Das große Fragezeichen bleiben die Christlichsozialen der CD&V. Sie tun sich von den flämischen Parteien zweifellos am schwersten, aus dem Schatten der N-VA zu treten und Regierungsverantwortung ohne die Partei von Bart De Wever zu übernehmen. Wenn allerdings die frankophonen Parteien in Sachen Staatsreform, Finanzierungsgesetz und BHV bereit sind, auf die wichtigsten flämischen Forderungen einzugehen, dann könnte letztlich auch die CD&V dazu zu bewegen sein, eine Regierung ohne die N-VA zu bilden.

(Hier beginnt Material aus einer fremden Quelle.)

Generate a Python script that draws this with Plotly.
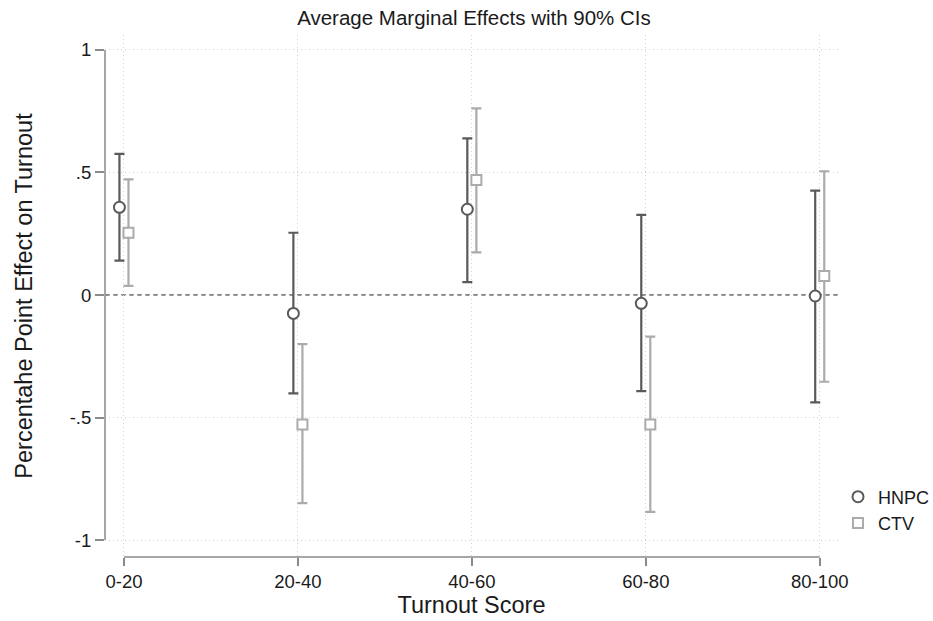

Im Klartext: Wenn die N-VA weiter daran festhält, praktisch ihr komplettes Parteiprogramm in ein Regierungsabkommen zu übernehmen, dann könnte sie letztlich außen vor bleiben und eine Regierung ohne sie zustande kommen. Jedenfalls wäre das sicherlich eine Alternative zu Neuwahlen, die angeblich niemand will. Ob wir uns in diese Richtung bewegen, dürfte sich in den nächsten zwei bis drei Wochen zeigen.